AIM OF THE EXERCISE:
Provide the count of lines that hold "this" and no other output.

EXTRACTED DATA:
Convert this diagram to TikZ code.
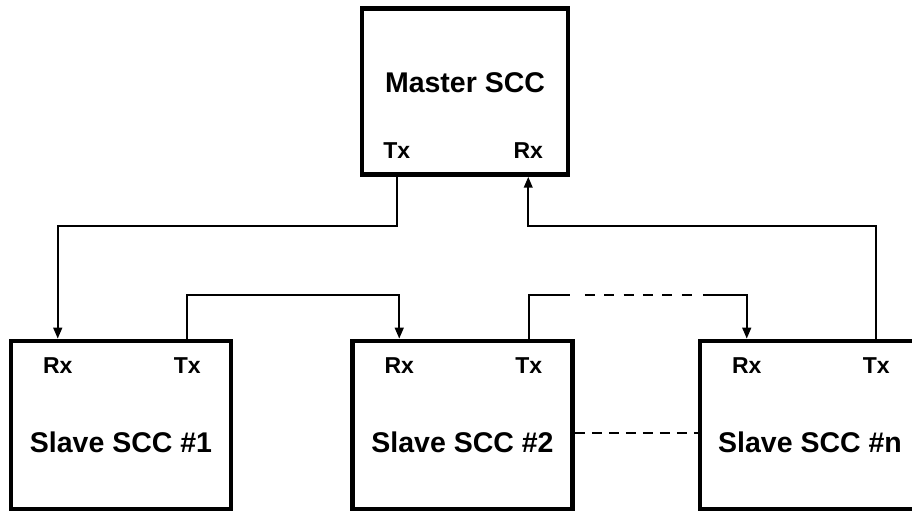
--
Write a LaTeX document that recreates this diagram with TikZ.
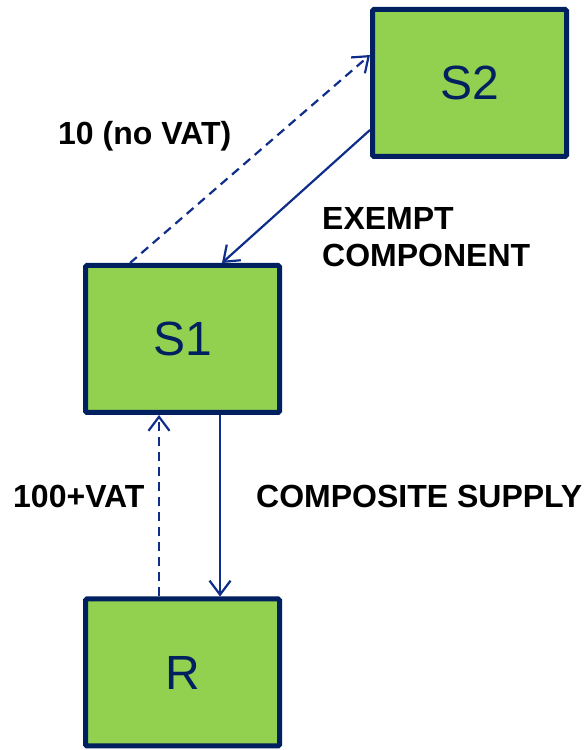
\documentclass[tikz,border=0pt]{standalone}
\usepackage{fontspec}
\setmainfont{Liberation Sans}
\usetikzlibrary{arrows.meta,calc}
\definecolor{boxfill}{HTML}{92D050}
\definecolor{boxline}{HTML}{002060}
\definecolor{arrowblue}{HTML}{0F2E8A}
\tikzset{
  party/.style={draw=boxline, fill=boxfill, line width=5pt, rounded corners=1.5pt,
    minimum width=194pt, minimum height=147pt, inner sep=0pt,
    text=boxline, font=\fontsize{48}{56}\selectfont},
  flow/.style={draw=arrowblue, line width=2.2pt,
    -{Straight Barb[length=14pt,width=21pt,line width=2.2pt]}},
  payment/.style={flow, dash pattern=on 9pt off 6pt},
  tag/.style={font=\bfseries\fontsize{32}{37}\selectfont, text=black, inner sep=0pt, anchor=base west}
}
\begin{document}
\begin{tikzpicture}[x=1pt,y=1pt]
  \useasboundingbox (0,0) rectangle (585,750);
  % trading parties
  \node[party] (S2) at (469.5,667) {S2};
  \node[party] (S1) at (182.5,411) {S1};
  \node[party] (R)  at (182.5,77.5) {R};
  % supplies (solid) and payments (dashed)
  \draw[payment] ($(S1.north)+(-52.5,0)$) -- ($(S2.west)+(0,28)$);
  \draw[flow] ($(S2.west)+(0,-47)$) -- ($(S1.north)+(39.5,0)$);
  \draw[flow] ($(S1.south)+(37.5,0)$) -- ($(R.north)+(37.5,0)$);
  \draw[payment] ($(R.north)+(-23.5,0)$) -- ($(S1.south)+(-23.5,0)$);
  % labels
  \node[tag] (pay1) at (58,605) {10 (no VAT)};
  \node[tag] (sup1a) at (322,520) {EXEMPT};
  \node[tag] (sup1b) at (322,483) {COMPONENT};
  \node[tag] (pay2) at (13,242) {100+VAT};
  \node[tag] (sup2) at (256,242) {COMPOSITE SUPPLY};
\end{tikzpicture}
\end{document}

RESULT OF THE TASK:
2